Transcribe every line exactly. Leave the pictures behind.
..............................
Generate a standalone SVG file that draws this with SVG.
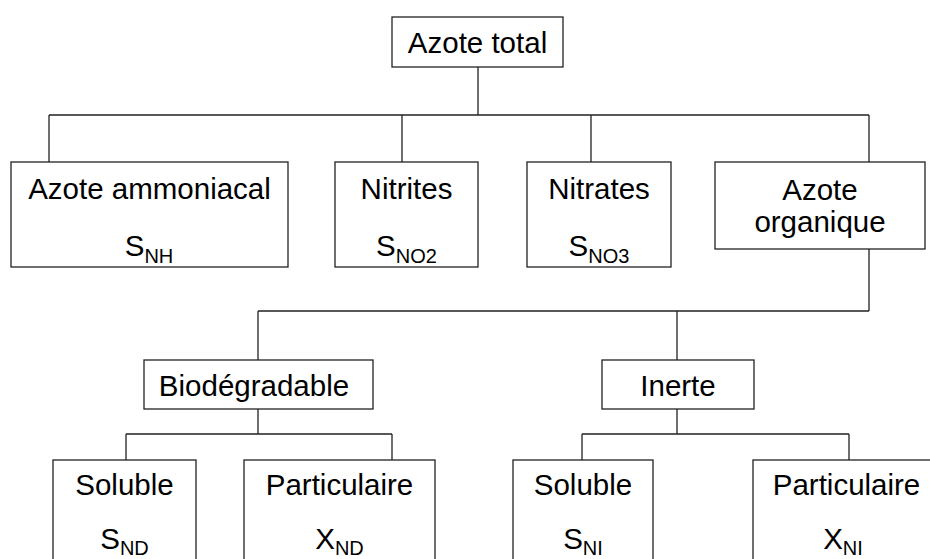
<svg xmlns="http://www.w3.org/2000/svg" width="930" height="559" viewBox="0 0 930 559">
<style>
.box{fill:#fff;stroke:#222;stroke-width:1.3}
.c{fill:none;stroke:#222;stroke-width:1.3}
text{font-family:"Liberation Sans",Arial,sans-serif;font-size:29.5px;fill:#000;text-anchor:middle}
.sub{font-size:20px}
</style>
<rect width="930" height="559" fill="#fff"/>
<g id="connectors">
<path class="c" d="M478 67V115M49 115H869M49 115V162M402 115V162M591 115V162M869 115V162"/>
<path class="c" d="M869 249V311M258 311H869M258 311V360M677 311V360"/>
<path class="c" d="M258 409V434M126 434H392M126 434V460M392 434V460"/>
<path class="c" d="M677 409V434M582 434H849M582 434V460M849 434V460"/>
</g>
<g id="azote-total"><rect class="box" x="392" y="17" width="171" height="50"/><text x="477.5" y="53">Azote total</text></g>
<g id="azote-ammoniacal"><rect class="box" x="11" y="162" width="277" height="105"/><text x="149.5" y="199">Azote ammoniacal</text><text x="149" y="256">S<tspan class="sub" dy="7">NH</tspan></text></g>
<g id="nitrites"><rect class="box" x="335" y="162" width="143" height="105"/><text x="406.5" y="199">Nitrites</text><text x="406.5" y="256">S<tspan class="sub" dy="7">NO2</tspan></text></g>
<g id="nitrates"><rect class="box" x="527" y="162" width="144" height="105"/><text x="599" y="199">Nitrates</text><text x="599" y="256">S<tspan class="sub" dy="7">NO3</tspan></text></g>
<g id="azote-organique"><rect class="box" x="715" y="162" width="210" height="87"/><text x="820" y="200">Azote</text><text x="820" y="232">organique</text></g>
<g id="biodegradable"><rect class="box" x="144" y="360" width="229" height="49"/><text x="254" y="396">Biodégradable</text></g>
<g id="inerte"><rect class="box" x="602" y="360" width="152" height="49"/><text x="678" y="396">Inerte</text></g>
<g id="soluble-nd"><rect class="box" x="53" y="460" width="143" height="120"/><text x="124.5" y="495">Soluble</text><text x="124.5" y="549">S<tspan class="sub" dy="6">ND</tspan></text></g>
<g id="particulaire-nd"><rect class="box" x="244" y="460" width="191" height="120"/><text x="339.5" y="495">Particulaire</text><text x="339.5" y="549">X<tspan class="sub" dy="6">ND</tspan></text></g>
<g id="soluble-ni"><rect class="box" x="513" y="460" width="140" height="120"/><text x="583" y="495">Soluble</text><text x="583" y="549">S<tspan class="sub" dy="6">NI</tspan></text></g>
<g id="particulaire-ni"><rect class="box" x="753" y="460" width="190" height="120"/><text x="846.5" y="495">Particulaire</text><text x="843" y="549">X<tspan class="sub" dy="6">NI</tspan></text></g>
</svg>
..............................
SOLVED EXERCISE ::
Generate a standalone SVG file that draws this with SVG.
<svg xmlns="http://www.w3.org/2000/svg" width="930" height="559" viewBox="0 0 930 559">
<style>
.box{fill:#fff;stroke:#222;stroke-width:1.3}
.c{fill:none;stroke:#222;stroke-width:1.3}
text{font-family:"Liberation Sans",Arial,sans-serif;font-size:29.5px;fill:#000;text-anchor:middle}
.sub{font-size:20px}
</style>
<rect width="930" height="559" fill="#fff"/>
<g id="connectors">
<path class="c" d="M478 67V115M49 115H869M49 115V162M402 115V162M591 115V162M869 115V162"/>
<path class="c" d="M869 249V311M258 311H869M258 311V360M677 311V360"/>
<path class="c" d="M258 409V434M126 434H392M126 434V460M392 434V460"/>
<path class="c" d="M677 409V434M582 434H849M582 434V460M849 434V460"/>
</g>
<g id="azote-total"><rect class="box" x="392" y="17" width="171" height="50"/><text x="477.5" y="53">Azote total</text></g>
<g id="azote-ammoniacal"><rect class="box" x="11" y="162" width="277" height="105"/><text x="149.5" y="199">Azote ammoniacal</text><text x="149" y="256">S<tspan class="sub" dy="7">NH</tspan></text></g>
<g id="nitrites"><rect class="box" x="335" y="162" width="143" height="105"/><text x="406.5" y="199">Nitrites</text><text x="406.5" y="256">S<tspan class="sub" dy="7">NO2</tspan></text></g>
<g id="nitrates"><rect class="box" x="527" y="162" width="144" height="105"/><text x="599" y="199">Nitrates</text><text x="599" y="256">S<tspan class="sub" dy="7">NO3</tspan></text></g>
<g id="azote-organique"><rect class="box" x="715" y="162" width="210" height="87"/><text x="820" y="200">Azote</text><text x="820" y="232">organique</text></g>
<g id="biodegradable"><rect class="box" x="144" y="360" width="229" height="49"/><text x="254" y="396">Biodégradable</text></g>
<g id="inerte"><rect class="box" x="602" y="360" width="152" height="49"/><text x="678" y="396">Inerte</text></g>
<g id="soluble-nd"><rect class="box" x="53" y="460" width="143" height="120"/><text x="124.5" y="495">Soluble</text><text x="124.5" y="549">S<tspan class="sub" dy="6">ND</tspan></text></g>
<g id="particulaire-nd"><rect class="box" x="244" y="460" width="191" height="120"/><text x="339.5" y="495">Particulaire</text><text x="339.5" y="549">X<tspan class="sub" dy="6">ND</tspan></text></g>
<g id="soluble-ni"><rect class="box" x="513" y="460" width="140" height="120"/><text x="583" y="495">Soluble</text><text x="583" y="549">S<tspan class="sub" dy="6">NI</tspan></text></g>
<g id="particulaire-ni"><rect class="box" x="753" y="460" width="190" height="120"/><text x="846.5" y="495">Particulaire</text><text x="843" y="549">X<tspan class="sub" dy="6">NI</tspan></text></g>
</svg>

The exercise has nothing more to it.